— BEGIN —

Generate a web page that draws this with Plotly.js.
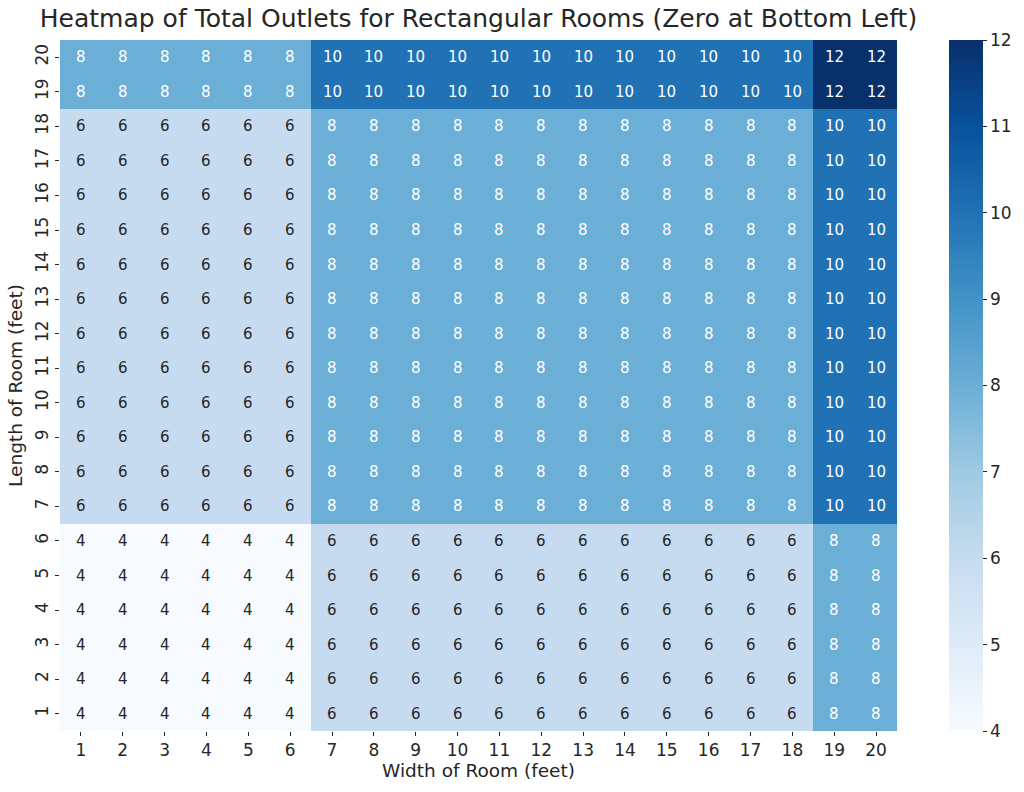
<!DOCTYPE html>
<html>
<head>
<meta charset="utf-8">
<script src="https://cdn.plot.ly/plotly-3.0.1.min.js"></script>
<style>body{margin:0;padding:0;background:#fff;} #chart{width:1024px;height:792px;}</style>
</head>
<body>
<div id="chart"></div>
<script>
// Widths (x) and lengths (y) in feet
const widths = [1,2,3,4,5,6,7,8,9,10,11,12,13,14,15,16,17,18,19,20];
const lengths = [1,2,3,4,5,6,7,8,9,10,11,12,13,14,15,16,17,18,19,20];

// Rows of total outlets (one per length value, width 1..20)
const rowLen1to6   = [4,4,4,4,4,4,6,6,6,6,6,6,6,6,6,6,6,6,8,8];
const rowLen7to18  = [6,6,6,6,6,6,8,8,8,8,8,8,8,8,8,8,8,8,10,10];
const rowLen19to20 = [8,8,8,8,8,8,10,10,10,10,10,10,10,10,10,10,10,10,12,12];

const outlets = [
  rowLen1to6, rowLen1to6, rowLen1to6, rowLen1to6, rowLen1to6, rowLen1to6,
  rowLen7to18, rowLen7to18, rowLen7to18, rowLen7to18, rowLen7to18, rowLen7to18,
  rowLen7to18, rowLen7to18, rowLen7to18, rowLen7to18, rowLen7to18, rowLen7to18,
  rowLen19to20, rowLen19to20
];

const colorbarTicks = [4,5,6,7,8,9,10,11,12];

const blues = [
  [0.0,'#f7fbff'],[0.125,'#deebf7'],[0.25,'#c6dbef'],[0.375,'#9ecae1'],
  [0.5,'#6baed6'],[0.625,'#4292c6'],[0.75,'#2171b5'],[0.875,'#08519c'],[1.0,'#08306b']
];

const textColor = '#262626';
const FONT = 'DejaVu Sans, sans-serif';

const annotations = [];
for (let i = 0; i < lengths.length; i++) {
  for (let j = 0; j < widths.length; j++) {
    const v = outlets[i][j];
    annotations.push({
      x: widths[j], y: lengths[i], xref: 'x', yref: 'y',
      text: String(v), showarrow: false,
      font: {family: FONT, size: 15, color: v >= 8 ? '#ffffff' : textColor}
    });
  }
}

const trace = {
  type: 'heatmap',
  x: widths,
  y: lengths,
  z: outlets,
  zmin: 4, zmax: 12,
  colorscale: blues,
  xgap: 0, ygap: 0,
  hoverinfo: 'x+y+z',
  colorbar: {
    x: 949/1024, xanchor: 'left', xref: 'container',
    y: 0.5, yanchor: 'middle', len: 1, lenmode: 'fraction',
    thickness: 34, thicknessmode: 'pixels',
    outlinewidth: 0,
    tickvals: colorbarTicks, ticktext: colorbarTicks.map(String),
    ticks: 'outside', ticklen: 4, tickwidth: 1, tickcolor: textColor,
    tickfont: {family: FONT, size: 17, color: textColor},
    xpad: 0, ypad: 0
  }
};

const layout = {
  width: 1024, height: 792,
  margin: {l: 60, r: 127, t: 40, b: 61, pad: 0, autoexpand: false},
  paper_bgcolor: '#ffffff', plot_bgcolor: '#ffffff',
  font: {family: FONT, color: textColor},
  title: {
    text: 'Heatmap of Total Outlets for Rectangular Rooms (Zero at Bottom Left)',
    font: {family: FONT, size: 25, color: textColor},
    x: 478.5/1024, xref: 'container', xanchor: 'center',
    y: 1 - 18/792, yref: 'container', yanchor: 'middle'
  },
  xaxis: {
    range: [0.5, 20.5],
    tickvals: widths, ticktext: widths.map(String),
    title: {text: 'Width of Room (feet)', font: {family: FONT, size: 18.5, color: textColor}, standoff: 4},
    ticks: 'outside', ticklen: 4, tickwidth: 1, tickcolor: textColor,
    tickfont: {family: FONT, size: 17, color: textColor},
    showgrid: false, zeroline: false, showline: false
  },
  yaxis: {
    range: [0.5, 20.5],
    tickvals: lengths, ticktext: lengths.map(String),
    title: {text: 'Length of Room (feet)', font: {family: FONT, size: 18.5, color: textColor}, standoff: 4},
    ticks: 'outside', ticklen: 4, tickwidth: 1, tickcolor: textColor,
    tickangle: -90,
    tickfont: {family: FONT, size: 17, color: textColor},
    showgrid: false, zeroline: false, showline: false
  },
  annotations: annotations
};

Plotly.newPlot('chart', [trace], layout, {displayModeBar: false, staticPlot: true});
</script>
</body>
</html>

— END —

Transcribe the whole listing exactly. Pictures are excluded.

• Full solution:
Generate a web page that draws this with Plotly.js.
<!DOCTYPE html>
<html>
<head>
<meta charset="utf-8">
<script src="https://cdn.plot.ly/plotly-3.0.1.min.js"></script>
<style>body{margin:0;padding:0;background:#fff;} #chart{width:1024px;height:792px;}</style>
</head>
<body>
<div id="chart"></div>
<script>
// Widths (x) and lengths (y) in feet
const widths = [1,2,3,4,5,6,7,8,9,10,11,12,13,14,15,16,17,18,19,20];
const lengths = [1,2,3,4,5,6,7,8,9,10,11,12,13,14,15,16,17,18,19,20];

// Rows of total outlets (one per length value, width 1..20)
const rowLen1to6   = [4,4,4,4,4,4,6,6,6,6,6,6,6,6,6,6,6,6,8,8];
const rowLen7to18  = [6,6,6,6,6,6,8,8,8,8,8,8,8,8,8,8,8,8,10,10];
const rowLen19to20 = [8,8,8,8,8,8,10,10,10,10,10,10,10,10,10,10,10,10,12,12];

const outlets = [
  rowLen1to6, rowLen1to6, rowLen1to6, rowLen1to6, rowLen1to6, rowLen1to6,
  rowLen7to18, rowLen7to18, rowLen7to18, rowLen7to18, rowLen7to18, rowLen7to18,
  rowLen7to18, rowLen7to18, rowLen7to18, rowLen7to18, rowLen7to18, rowLen7to18,
  rowLen19to20, rowLen19to20
];

const colorbarTicks = [4,5,6,7,8,9,10,11,12];

const blues = [
  [0.0,'#f7fbff'],[0.125,'#deebf7'],[0.25,'#c6dbef'],[0.375,'#9ecae1'],
  [0.5,'#6baed6'],[0.625,'#4292c6'],[0.75,'#2171b5'],[0.875,'#08519c'],[1.0,'#08306b']
];

const textColor = '#262626';
const FONT = 'DejaVu Sans, sans-serif';

const annotations = [];
for (let i = 0; i < lengths.length; i++) {
  for (let j = 0; j < widths.length; j++) {
    const v = outlets[i][j];
    annotations.push({
      x: widths[j], y: lengths[i], xref: 'x', yref: 'y',
      text: String(v), showarrow: false,
      font: {family: FONT, size: 15, color: v >= 8 ? '#ffffff' : textColor}
    });
  }
}

const trace = {
  type: 'heatmap',
  x: widths,
  y: lengths,
  z: outlets,
  zmin: 4, zmax: 12,
  colorscale: blues,
  xgap: 0, ygap: 0,
  hoverinfo: 'x+y+z',
  colorbar: {
    x: 949/1024, xanchor: 'left', xref: 'container',
    y: 0.5, yanchor: 'middle', len: 1, lenmode: 'fraction',
    thickness: 34, thicknessmode: 'pixels',
    outlinewidth: 0,
    tickvals: colorbarTicks, ticktext: colorbarTicks.map(String),
    ticks: 'outside', ticklen: 4, tickwidth: 1, tickcolor: textColor,
    tickfont: {family: FONT, size: 17, color: textColor},
    xpad: 0, ypad: 0
  }
};

const layout = {
  width: 1024, height: 792,
  margin: {l: 60, r: 127, t: 40, b: 61, pad: 0, autoexpand: false},
  paper_bgcolor: '#ffffff', plot_bgcolor: '#ffffff',
  font: {family: FONT, color: textColor},
  title: {
    text: 'Heatmap of Total Outlets for Rectangular Rooms (Zero at Bottom Left)',
    font: {family: FONT, size: 25, color: textColor},
    x: 478.5/1024, xref: 'container', xanchor: 'center',
    y: 1 - 18/792, yref: 'container', yanchor: 'middle'
  },
  xaxis: {
    range: [0.5, 20.5],
    tickvals: widths, ticktext: widths.map(String),
    title: {text: 'Width of Room (feet)', font: {family: FONT, size: 18.5, color: textColor}, standoff: 4},
    ticks: 'outside', ticklen: 4, tickwidth: 1, tickcolor: textColor,
    tickfont: {family: FONT, size: 17, color: textColor},
    showgrid: false, zeroline: false, showline: false
  },
  yaxis: {
    range: [0.5, 20.5],
    tickvals: lengths, ticktext: lengths.map(String),
    title: {text: 'Length of Room (feet)', font: {family: FONT, size: 18.5, color: textColor}, standoff: 4},
    ticks: 'outside', ticklen: 4, tickwidth: 1, tickcolor: textColor,
    tickangle: -90,
    tickfont: {family: FONT, size: 17, color: textColor},
    showgrid: false, zeroline: false, showline: false
  },
  annotations: annotations
};

Plotly.newPlot('chart', [trace], layout, {displayModeBar: false, staticPlot: true});
</script>
</body>
</html>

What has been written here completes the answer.